The struggle during his adolescence between church, spirit, Harlem, and home on one side and school, art, the world out there, and the growing needs of the flesh on the other led Baldwin to the first of many emotional crises. But more important, it led him to the bohemian world of Greenwich Village, and into the metaphorical and philosophical arms of the great painter Beauford Delaney. Beauford had been recommended to Baldwin by a friend as someone who might help him. When Jimmy got up the nerve to knock on the door of the shabby apartment at 181 Greene Street, he was confronted by a short, round, brown man, who, “when he had completed his instant x-ray of my brain, lungs, liver, heart, bowels, and spinal column,” invited him in. I know what that meeting and that examination were like because years later I would be received at Delaney’s door in Paris and have much the same experience.
Baldwin always said he had opened that unusual door not a moment too soon. Here was a gay black man, like him the son of a preacher, who was nevertheless making it as an artist. Beauford took on the boy as his primary charge. He taught him, as Luke teaches his son David in The Amen Corner, that the church-forbidden jazz and the blues, the music of Ethel Waters and Ma Rainey, of Fats Waller and Louis Armstrong, the literal and metaphorical music of the streets, was just as sacred as the spirituals and gospel songs of the sanctified. Beauford bridged Baldwin’s two worlds, his many sides.

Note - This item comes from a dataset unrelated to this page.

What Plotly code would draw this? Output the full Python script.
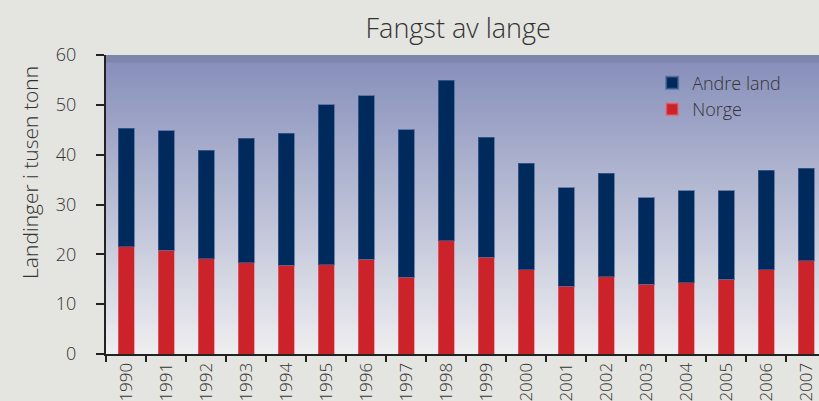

He became what Baldwin would later call “my principal witness,” and remained a close friend and mentor, really a father, if sometimes a very needy father, until he died in Paris in 1979. Perhaps most important, Beauford taught the young James Baldwin to observe the world around him with meticulous care and to translate that observation into his art. Through Beauford Delaney, the prophet-to-be learned that what one sees and cannot see says everything about you.
There were, of course, other influences on the early life: the books pored over at the Schomburg library, meetings with Richard Wright, the legendary Mother Horn, and Marian Anderson. Perhaps one final influence, however, needs to be mentioned. In December 1946, Eugene Worth, a young African American whom Baldwin loved, jumped off the George Washington Bridge, and in so doing, remained in the writer’s mind until he became Rufus in Another Country. Eugene’s suicide convinced Baldwin that he had to leave the shining city, at least for a while, so as to see it from a distance. In his growing despair over the waywardness of his people, the American people, he could follow Eugene or he could make his way to Paris, long the sanctuary of so many black voices in the struggle. In 1948 he took that leap, and so began another stage of the story we’re here to tell.